- Kanpetlet Location in Burma
- Coordinates: 21°12′0″N 94°1′0″E﻿ / ﻿21.20000°N 94.01667°E
- Country: Myanmar
- Division: Chin State
- District: Mindat District
- Township: Kanpetlet Township

Population (2005)
- • Religions: Christianity Buddhism
- Time zone: UTC+6.30 (MST)
- Climate: Cwa

= Kanpetlet =

Town in Chin State, Myanmar

 Kanpetlet (/my/) is a town in the Chin State of western Myanmar.

==History==
Under British rule, Kanpetlet was one of the two districts in the Chin Hills. However, due to its remote location and a population too small to support development, it has become one of the least developed townships in Chin State and Myanmar.

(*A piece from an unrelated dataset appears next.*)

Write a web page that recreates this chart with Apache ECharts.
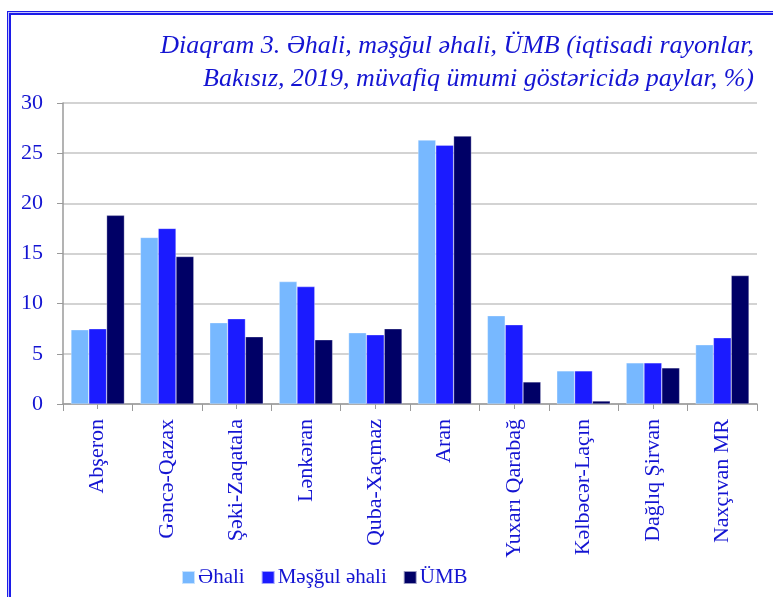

The Chin Brotherhood Alliance captured the town on 21 December 2024, amidst the ongoing civil war.

==Geography==
It is known for Mt. Victoria, the highest peak in the Chin Hills and one of the highest in western Myanmar, and Natmataung National Park, home to some of the world's rarest bird species.

==Demographics==
Kanpetlet is the home of the southern Chin tribes of the Dai, Da Yindu, Uppu, Mun and Ng'gha clans. It can be found especially in ancient Burmese official literature. Around its border, there are Saw, Mindat, Paletwa, Setottayar and Minpyar townships.